Since 1970, Brighton Beach was an area of immigrant Jews from Eastern Europe and Russia, mainly from Odessa, which is exactly like Brighton Beach, a city on the shore of waters that do not get stormy. So many Russians came to these streets that in the Russian national referendum of 1993, the Moscow Central Elections Commission declared Brighton Beach an election precinct. The Russian consulate in Manhattan sent representatives to conduct balloting in a crowded room on the second floor of 606 Brighton Beach Avenue, the meeting room of a Russian military veterans organization and the office of an accountant who prepares American income taxes. Only people who were still Russian citizens were allowed to mark paper ballots for an election in which one candidate was Boris Yeltsin. “You cannot vote for Yeltsin. You are an American. You must vote for Clinton,” they said to one man.
Five Russian bureaucrats, two women and three men, supervised the balloting. They writhed because they could not smoke. In Moscow, this balloting would be done in cloud banks from cheap Russian cigarettes.
After forty-five years of the two countries testing atom bombs to make sure they could perform as scheduled over Broadway and Red Square, after all these years of hate and fear, with all of it over different political systems, bureaucrats from Moscow sat in Brooklyn and supervised an election in Russia.
ALEJANDRO TOOK EDUARDO up to see the avenue and the train station. Alejandro knew his way around by subway. He would tell people, “Just tell me where you want me to meet you, and I can get there.”
At first, the subway must have been a marvel to Alejandro, but his face never registered astonishment. Then others were the same. Looking for work, or working, occupied their minds so much that they couldn’t capture the enormousness of the difference between their lives in Mexico and their lives in New York. Work and drinking were something recognizable and central. Beyond that, Alejandro was fatalistic about the drudgery of work. The trains were not wondrous, he told Eduardo. They were something you used to go to work.

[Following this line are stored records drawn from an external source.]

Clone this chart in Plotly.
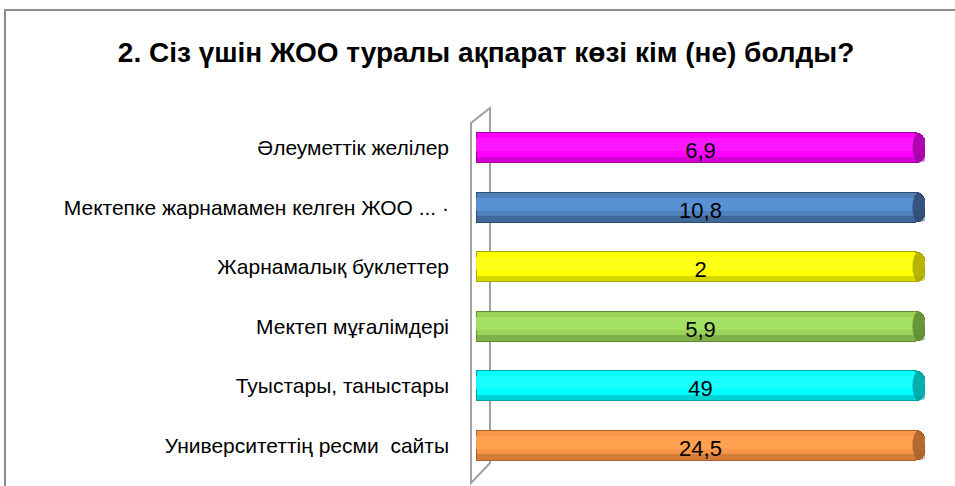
import plotly.graph_objects as go

title_text = "2. Сіз үшін ЖОО туралы ақпарат көзі кім (не) болды?"
categories = [
    "Әлеуметтік желілер",
    "Мектепке жарнамамен келген ЖОО ... ·",
    "Жарнамалық буклеттер",
    "Мектеп мұғалімдері",
    "Туыстары, таныстары",
    "Университеттің ресми  сайты",
]
values = [6.9, 10.8, 2, 5.9, 49, 24.5]
value_labels = ["6,9", "10,8", "2", "5,9", "49", "24,5"]
bar_colors = ["#FF00FF", "#4F81BD", "#FFFF00", "#9BD25A", "#00FFFF", "#F79646"]
mid_colors = ["#FF1AFF", "#5B93D8", "#FFFF1A", "#A6E264", "#1AFFFF", "#FFA452"]
edge_colors = ["#A000A0", "#2E4A70", "#A8A800", "#5E8A33", "#00A0A0", "#A8602A"]

W, H = 955, 486
ML, MR, MT, MB = 476, 30, 118, 11
pw = W - ML - MR
ph = H - MT - MB


def px(x):
    return (x - ML) / pw


def py(y):
    return (H - MB - y) / ph


fig = go.Figure()
# main cylinder body (100% stacked, single series)
fig.add_trace(go.Bar(
    y=categories, x=values, orientation="h",
    marker=dict(color=bar_colors, line=dict(color=edge_colors, width=1.2), cornerradius=10),
    width=0.5, hoverinfo="skip", showlegend=False, yaxis="y",
))
# brighter middle band for cylinder shading
fig.add_trace(go.Bar(
    y=categories, x=values, orientation="h",
    marker=dict(color=mid_colors, line=dict(width=0), cornerradius=6),
    width=0.22, offset=-0.16, opacity=0.9,
    hoverinfo="skip", showlegend=False, yaxis="y2",
))
# darker bottom band
fig.add_trace(go.Bar(
    y=categories, x=values, orientation="h",
    marker=dict(color=edge_colors, line=dict(width=0), cornerradius=5),
    width=0.09, offset=0.15, opacity=0.45,
    hoverinfo="skip", showlegend=False, yaxis="y3",
))
# value labels on top
fig.add_trace(go.Bar(
    y=categories, x=values, orientation="h",
    marker=dict(color="rgba(0,0,0,0)", line=dict(width=0)),
    width=0.5, offset=-0.2,
    text=value_labels, textposition="inside", insidetextanchor="middle",
    textangle=0, constraintext="none",
    textfont=dict(family="Liberation Sans", size=22, color="black"),
    hoverinfo="skip", showlegend=False, yaxis="y4",
))

end_caps = []
for i, c in enumerate(edge_colors):
    end_caps.append(dict(
        type="circle", xref="x", yref="y", x0=100 - 2.8, x1=100, y0=i - 0.25, y1=i + 0.25,
        fillcolor=c, opacity=0.85, line=dict(width=0), layer="above",
    ))

fig.update_layout(
    width=W, height=H,
    margin=dict(l=ML, r=MR, t=MT, b=MB),
    barmode="stack", barnorm="percent",
    paper_bgcolor="white", plot_bgcolor="rgba(0,0,0,0)",
    title=dict(text="<b>" + title_text + "</b>", x=0.509, xref="container", xanchor="center",
               y=1 - 52 / H, yanchor="middle",
               font=dict(family="Liberation Sans", size=28, color="black")),
    xaxis=dict(range=[0, 100], visible=False, fixedrange=True),
    yaxis=dict(autorange="reversed", showgrid=False, zeroline=False, showline=False,
               ticks="", ticklabelstandoff=26,
               tickfont=dict(family="Liberation Sans", size=21, color="black")),
    yaxis2=dict(overlaying="y", matches="y", visible=False),
    yaxis3=dict(overlaying="y", matches="y", visible=False),
    yaxis4=dict(overlaying="y", matches="y", visible=False),
    shapes=[
        # chart frame
        dict(type="rect", xref="paper", yref="paper", x0=px(5), y0=py(500), x1=px(990), y1=py(10),
             line=dict(color="#8C8C8C", width=2), fillcolor="rgba(0,0,0,0)", layer="below"),
        # 3D wall
        dict(type="path", xref="paper", yref="paper",
             path=f"M {px(471)} {py(483)} L {px(471)} {py(123)} L {px(490)} {py(108)} L {px(490)} {py(463)} Z",
             line=dict(color="#A0A0A0", width=2), fillcolor="rgba(0,0,0,0)", layer="below"),
    ] + end_caps,
)

fig.write_html("out.html", config={"displayModeBar": False},
               post_script="document.body.style.margin='0';")
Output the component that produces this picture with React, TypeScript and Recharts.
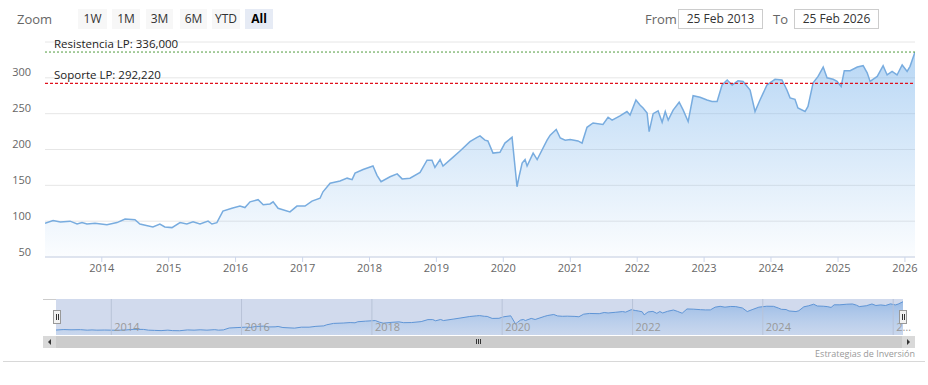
import React from 'react';
import { AreaChart, Area, XAxis, YAxis, CartesianGrid, ReferenceLine, ReferenceArea } from 'recharts';

// closing values, one point roughly every month
const DATES = [
  '2013-02-25', '2013-04-10', '2013-05-20', '2013-07-12', '2013-08-19', '2013-09-15', '2013-10-12', '2013-11-25',
  '2014-01-29', '2014-03-25', '2014-05-08', '2014-07-01', '2014-07-28', '2014-09-01', '2014-10-07',
  '2014-11-14', '2014-12-11', '2015-01-19', '2015-03-04', '2015-04-10', '2015-05-14', '2015-06-21',
  '2015-08-04', '2015-08-25', '2015-09-21', '2015-10-24', '2015-12-12', '2016-01-25',
  '2016-02-21', '2016-03-20', '2016-05-03', '2016-05-31', '2016-07-07', '2016-07-24',
  '2016-08-20', '2016-10-24', '2016-12-01', '2017-01-14', '2017-02-21', '2017-04-06',
  '2017-04-22', '2017-05-31', '2017-07-24', '2017-09-01', '2017-09-28', '2017-10-14',
  '2017-11-27', '2018-01-20', '2018-02-11', '2018-03-05', '2018-04-23', '2018-06-01',
  '2018-06-28', '2018-08-10', '2018-10-04', '2018-11-11', '2018-12-08', '2018-12-24',
  '2019-01-21', '2019-02-06', '2019-04-01', '2019-05-10', '2019-07-03', '2019-08-11',
  '2019-08-27', '2019-09-23', '2019-10-09', '2019-11-06', '2019-12-14', '2020-01-10',
  '2020-02-18', '2020-02-23', '2020-03-16', '2020-03-27', '2020-04-13', '2020-04-29',
  '2020-05-10', '2020-06-12', '2020-07-04', '2020-08-27', '2020-09-13', '2020-10-16',
  '2020-11-07', '2020-12-04', '2020-12-31', '2021-02-12', '2021-03-06', '2021-04-02',
  '2021-05-05', '2021-06-28', '2021-07-26', '2021-08-17', '2021-09-29', '2021-11-06',
  '2021-11-23', '2021-12-25', '2022-01-16', '2022-02-02', '2022-02-24', '2022-03-07',
  '2022-03-29', '2022-04-25', '2022-05-17', '2022-06-03', '2022-06-19', '2022-07-16',
  '2022-08-18', '2022-09-09', '2022-10-06', '2022-11-02', '2022-12-10', '2023-01-17',
  '2023-02-13', '2023-03-13', '2023-04-09', '2023-05-07', '2023-06-03', '2023-07-05',
  '2023-08-02', '2023-09-09', '2023-10-06', '2023-11-02', '2023-12-10', '2024-01-23',
  '2024-03-01', '2024-03-28', '2024-04-14', '2024-05-11', '2024-05-27', '2024-07-05',
  '2024-07-21', '2024-08-18', '2024-09-14', '2024-10-12', '2024-11-02', '2024-12-05',
  '2024-12-27', '2025-01-18', '2025-02-04', '2025-03-08', '2025-04-16', '2025-05-18',
  '2025-06-09', '2025-06-25', '2025-08-03', '2025-09-04', '2025-09-26', '2025-10-23',
  '2025-11-19', '2025-12-17', '2026-01-13', '2026-01-29', '2026-02-25',
];

const CLOSES = [
  97, 101, 99, 100, 96, 98, 96, 97,
  95, 98, 103, 102, 96, 94, 92,
  96, 92, 91, 98, 96, 99, 96,
  100, 96, 98, 114, 118, 121,
  119, 127, 130, 123, 124, 127,
  118, 113, 121, 121, 128, 132,
  141, 153, 156, 160, 158, 167,
  172, 177, 164, 155, 162, 166,
  159, 160, 168, 185, 185, 175,
  186, 177, 189, 198, 211, 217,
  219, 213, 212, 195, 196, 209,
  217, 204, 148, 162, 181, 186,
  177, 195, 186, 213, 220, 228,
  216, 213, 214, 212, 209, 231,
  237, 235, 245, 241, 247, 253,
  248, 269, 262, 258, 251, 225,
  250, 254, 238, 253, 241, 255,
  266, 255, 239, 275, 273, 269,
  267, 267, 290, 297, 290, 296,
  295, 283, 253, 269, 290, 298,
  297, 283, 272, 270, 258, 253,
  260, 293, 302, 315, 300, 298,
  295, 288, 310, 310, 315, 317,
  307, 295, 302, 317, 304, 309,
  304, 318, 309, 316, 336,
];

const RESISTANCE = 336;
const SUPPORT = 292.22;
const RANGE_FROM = '2013-02-25';
const RANGE_TO = '2026-02-25';
const YEAR_TICKS = [2014, 2015, 2016, 2017, 2018, 2019, 2020, 2021, 2022, 2023, 2024, 2025, 2026];
const NAV_YEARS = [2014, 2016, 2018, 2020, 2022, 2024, 2026];
const Y_TICKS = [50, 100, 150, 200, 250, 300, 350];
const ZOOM_BUTTONS = ['1W', '1M', '3M', '6M', 'YTD', 'All'];

const FONT = '"Open Sans", "DejaVu Sans", sans-serif';
const yearTs = (y: number) => Date.UTC(y, 0, 1);
const t0 = Date.parse(RANGE_FROM);
const t1 = Date.parse(RANGE_TO);

const data = DATES.map((d, i) => ({ t: Date.parse(d), v: CLOSES[i] }));

const fmtLevel = (v: number) => v.toFixed(3).replace('.', ',');

const YTick = (props: any) => {
  const { x, y, payload } = props;
  if (payload.value === 350) return <g />;
  return (
    <text x={x} y={y - 1.5} textAnchor="end" fill="#666" fontSize={11} fontFamily={FONT}>
      {payload.value}
    </text>
  );
};

const levelLabel = (text: string) => (props: any) => {
  const vb = props.viewBox || {};
  return (
    <text x={(vb.x || 0) + 9} y={(vb.y || 0) - 4} fill="#222" fontSize={11.5} fontFamily={FONT}>
      {text}
    </text>
  );
};

// navigator year labels sit inside the strip, to the right of each grid line
const navLabel = (year: number) => (props: any) => {
  const vb = props.viewBox || {};
  const x = vb.x || 0;
  const label = x > 880 ? '2…' : String(year);
  return (
    <text x={x + 3} y={(vb.y || 0) + (vb.height || 0) - 4} fill="#999" fontSize={11} fontFamily={FONT}>
      {label}
    </text>
  );
};

const btn = (label: string, i: number) => {
  const lefts = [78, 112, 146, 180, 212, 245];
  const widths = [29, 28, 27, 27, 28, 28];
  const active = label === 'All';
  return (
    <div
      key={label}
      style={{
        position: 'absolute', left: lefts[i], top: 9, width: widths[i], height: 20,
        background: active ? '#e6ebf5' : '#f7f7f7', color: active ? '#000' : '#333',
        fontWeight: active ? 700 : 400, fontSize: 12, lineHeight: '20px', textAlign: 'center',
      }}
    >
      {label}
    </div>
  );
};

const inputBox = (left: number, text: string) => (
  <div
    style={{
      position: 'absolute', left, top: 9, width: 83, height: 18, border: '1px solid #ccc',
      fontSize: 12, lineHeight: '18px', textAlign: 'center', color: '#333',
    }}
  >
    {text}
  </div>
);

const fmtDate = (s: string) => {
  const d = new Date(Date.parse(s));
  const m = ['Jan', 'Feb', 'Mar', 'Apr', 'May', 'Jun', 'Jul', 'Aug', 'Sep', 'Oct', 'Nov', 'Dec'];
  return `${d.getUTCDate()} ${m[d.getUTCMonth()]} ${d.getUTCFullYear()}`;
};

export default function App() {
  return (
    <div style={{ position: 'absolute', left: 0, top: 0, width: 928, height: 385, background: '#fff', fontFamily: FONT }}>
      {/* range selector */}
      <div style={{ position: 'absolute', left: 17, top: 9, fontSize: 13, lineHeight: '20px', color: '#666' }}>Zoom</div>
      {ZOOM_BUTTONS.map(btn)}
      <div style={{ position: 'absolute', left: 645, top: 9, fontSize: 13, lineHeight: '20px', color: '#666' }}>From</div>
      {inputBox(678, fmtDate(RANGE_FROM))}
      <div style={{ position: 'absolute', left: 773, top: 9, fontSize: 13, lineHeight: '20px', color: '#666' }}>To</div>
      {inputBox(794, fmtDate(RANGE_TO))}

      {/* main chart */}
      <div style={{ position: 'absolute', left: 0, top: 0 }}>
        <AreaChart width={928} height={300} data={data} margin={{ top: 42, right: 13, bottom: 13, left: 0 }}>
          <defs>
            <linearGradient id="mainFill" x1="0" y1="0" x2="0" y2="1">
              <stop offset="0%" stopColor="#7cb5ec" stopOpacity={0.9} />
              <stop offset="100%" stopColor="#7cb5ec" stopOpacity={0.05} />
            </linearGradient>
          </defs>
          <CartesianGrid vertical={false} stroke="#e6e6e6" />
          <XAxis
            dataKey="t"
            type="number"
            domain={[t0, t1]}
            ticks={YEAR_TICKS.map(yearTs)}
            tickFormatter={(v) => String(new Date(v).getUTCFullYear())}
            tick={{ fill: '#666', fontSize: 11, fontFamily: FONT }}
            axisLine={{ stroke: '#ccd6eb' }}
            tickLine={{ stroke: '#ccd6eb' }}
            tickSize={5}
            allowDataOverflow
          />
          <YAxis
            width={45}
            domain={[50, 350]}
            ticks={Y_TICKS}
            axisLine={false}
            tickLine={false}
            tickSize={0}
            tickMargin={14}
            tick={YTick}
            allowDataOverflow
          />
          <Area
            type="linear"
            dataKey="v"
            stroke="#78acdf"
            strokeWidth={1.5}
            fill="url(#mainFill)"
            isAnimationActive={false}
            dot={false}
            activeDot={false}
          />
          <ReferenceLine
            y={RESISTANCE}
            stroke="#4f9a3c"
            strokeWidth={1}
            strokeDasharray="2 2"
            label={levelLabel(`Resistencia LP: ${fmtLevel(RESISTANCE)}`)}
          />
          <ReferenceLine
            y={SUPPORT}
            stroke="#e0101c"
            strokeWidth={1.3}
            strokeDasharray="3 2"
            label={levelLabel(`Soporte LP: ${fmtLevel(SUPPORT)}`)}
          />
        </AreaChart>
      </div>

      {/* navigator */}
      <div style={{ position: 'absolute', left: 0, top: 299 }}>
        <AreaChart width={928} height={36} data={data} margin={{ top: 0, right: 25, bottom: 0, left: 56 }}>
          <defs>
            <linearGradient id="navFill" x1="0" y1="0" x2="0" y2="1">
              <stop offset="0%" stopColor="#5b97dd" stopOpacity={0.75} />
              <stop offset="100%" stopColor="#7cb5ec" stopOpacity={0.15} />
            </linearGradient>
          </defs>
          <ReferenceArea x1={t0} x2={t1} y1={55} y2={359} fill="#6685c2" fillOpacity={0.3} stroke="none" />
          <XAxis dataKey="t" type="number" domain={[t0, t1]} hide />
          <YAxis hide domain={[55, 359]} />
          <Area
            type="linear"
            dataKey="v"
            stroke="#5f95d6"
            strokeWidth={1}
            fill="url(#navFill)"
            isAnimationActive={false}
            dot={false}
            activeDot={false}
          />
          {NAV_YEARS.map((y) => (
            <ReferenceLine key={y} x={yearTs(y)} stroke="#b8c3d8" label={navLabel(y)} />
          ))}
        </AreaChart>
      </div>
      <div style={{ position: 'absolute', left: 43, top: 299, width: 13, height: 1, background: '#ccc' }} />

      {/* navigator handles */}
      {[53, 899].map((l) => (
        <div key={l} style={{ position: 'absolute', left: l, top: 310, width: 6, height: 12, background: '#f2f2f2', border: '1px solid #999' }}>
          <div style={{ position: 'absolute', left: 1.5, top: 3, width: 1, height: 6, background: '#333' }} />
          <div style={{ position: 'absolute', left: 3.5, top: 3, width: 1, height: 6, background: '#333' }} />
        </div>
      ))}

      {/* scrollbar */}
      <div style={{ position: 'absolute', left: 43, top: 336, width: 872, height: 12, background: '#cccccc' }} />
      <div style={{ position: 'absolute', left: 43, top: 336, width: 13, height: 12, background: '#d9d9d9' }} />
      <div style={{ position: 'absolute', left: 902, top: 336, width: 13, height: 12, background: '#d9d9d9' }} />
      <div style={{ position: 'absolute', left: 48, top: 339, width: 0, height: 0, borderTop: '3px solid transparent', borderBottom: '3px solid transparent', borderRight: '3px solid #333' }} />
      <div style={{ position: 'absolute', left: 907, top: 339, width: 0, height: 0, borderTop: '3px solid transparent', borderBottom: '3px solid transparent', borderLeft: '3px solid #333' }} />
      {[476, 478, 480].map((l) => (
        <div key={l} style={{ position: 'absolute', left: l, top: 339, width: 1, height: 5, background: '#333' }} />
      ))}

      {/* credits + separator */}
      <div style={{ position: 'absolute', right: 13, top: 348, fontSize: 9, color: '#999', lineHeight: '12px' }}>Estrategias de Inversión</div>
      <div style={{ position: 'absolute', left: 3, top: 361, width: 922, height: 1, background: '#d8d8d8' }} />
    </div>
  );
}
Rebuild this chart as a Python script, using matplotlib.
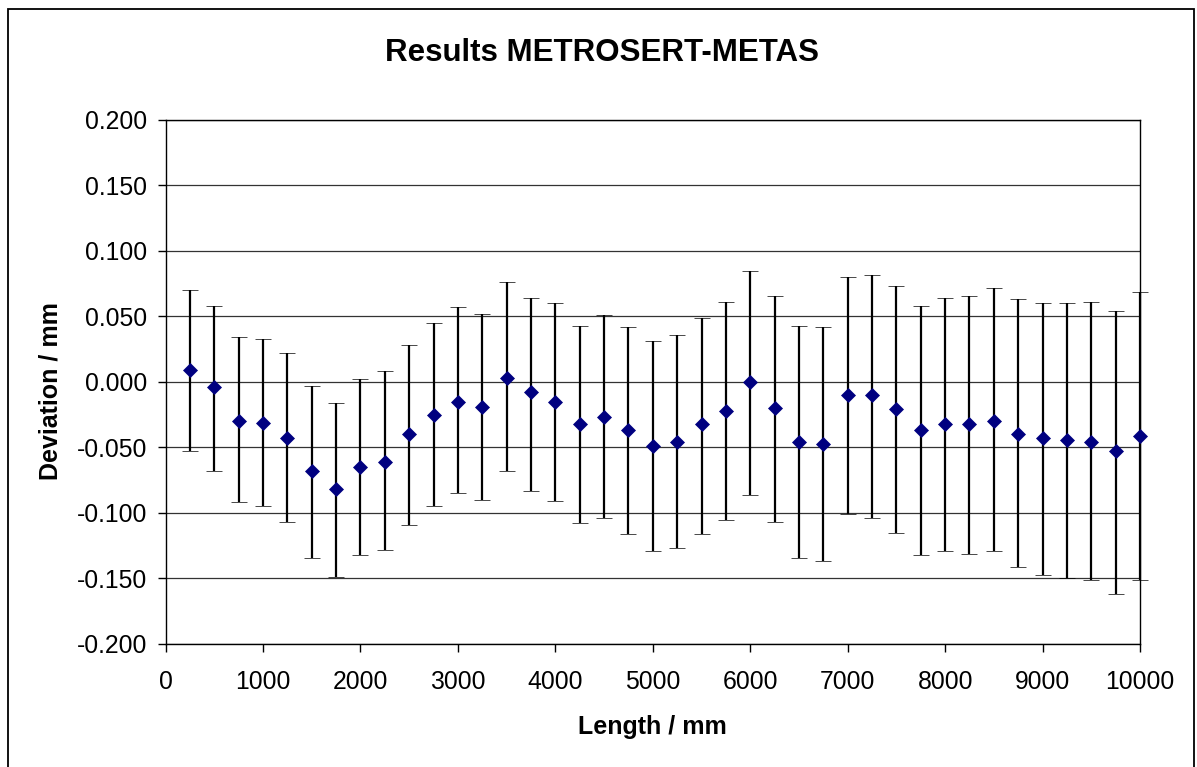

Eduardo, who understood work, agreed.
Alejandro told Eduardo how they took the train to the station called Smith/Ninth Street and transferred to a Williamsburg train. Eduardo tried to memorize what he was being told. But we will be on a different train right now, Alejandro said. We are going to be on the Sea Beach line that takes us up to Fifth Avenue in Sunset Park, where everybody is Hispanic. On the train, Alejandro showed Eduardo the transit map on the wall. The train rocked as Alejandro pointed out the lines: B, D, F, N. On the route map they were long lines—highways—in different colors with the stops noted. Often two and three lines used the same stops for at least a while. The M was dark brown, the F an orange line, the B a darker orange, the Sea Beach a light yellow. On the map the Sea Beach line reaches a fork at the Fifty-ninth Street stop and one yellow line mixes in with the light orange and dark orange and the other remains a single yellow line on a field of white. Eduardo still looked at the map in confusion when Alejandro poked him and they got off at the Fifty-ninth Street stop.
Up on the street, Brooklyn’s Fifth Avenue was a two-story street of Hispanic signs and shops and Dominicans and Puerto Ricans, but the dominant group, more so each day, was Mexicans. Three blocks over, on Eighth Avenue, suddenly there is the city’s second Chinatown, the blocks and blocks of people shining and proud of their growing numbers. Eduardo bought a dark sweater with a hood attached.
Back in the house in Brighton Beach, he looked at himself in the bathroom mirror and was so pleased with the sweater that he put it on the next morning and went out in the steamy August day to the el on Brighton Beach Avenue, so he could learn the route to work. It was too hot to wear the sweater, which he put on the seat next to him. He stood up and swayed and tried to read the map. Suddenly the train stopped at the Smith/Ninth Street station. He remembered being told about this one. He jumped out of the train, forgetting his sweater, and went to the other side and took the train back to Brighton.
/>
It wasn’t until he walked into the apartment that something felt like it was missing. Immediately Eduardo clutched his shirt. His sweater was gone. In his mind’s eye, he saw it on the subway seat where he’d left it.
He turned around and without a word went back up to the el. He would look for the train that had his sweater. Somewhere there would be a terminal where he could find the train he had been on and come upon his sweater. Some 360 trains come in and out of this station each day. His new train moved, the stations went by, the hour passed. At the last stop, with buzzers and a shush of air, the train emptied. He looked outside for a second train. There seemed to be none. Behind him, a motorman walked up to what had been the last car of Eduardo’s train and now became the first car. Eduardo asked the motorman about the first train with his sweater aboard, but he couldn’t make himself understood. When the train started he rode a couple of stops, got off and waited for the next train. When this one came in, he walked through the cars looking for his sweater. He found nothing and now looked at the map and didn’t know what he was looking at. He asked a Puerto Rican for help. The Puerto Rican looked at the map for three stops and then came up with the route. Secure, Eduardo sat down and stared at the wall. Sand poured into his eyes. He had no idea of the time when he woke up. He asked a doubtful Dominican for directions.
The Dominican said learnedly, “Change at Canal Street.”
Two people in the conversation hadn’t the slightest idea of where Canal Street was: the Dominican and Eduardo. He did remember being on the train with the lone yellow line on the map. He got off at the last stop and walked. He asked Hispanic after Hispanic, and most were unsure of whether they were in Brooklyn or not.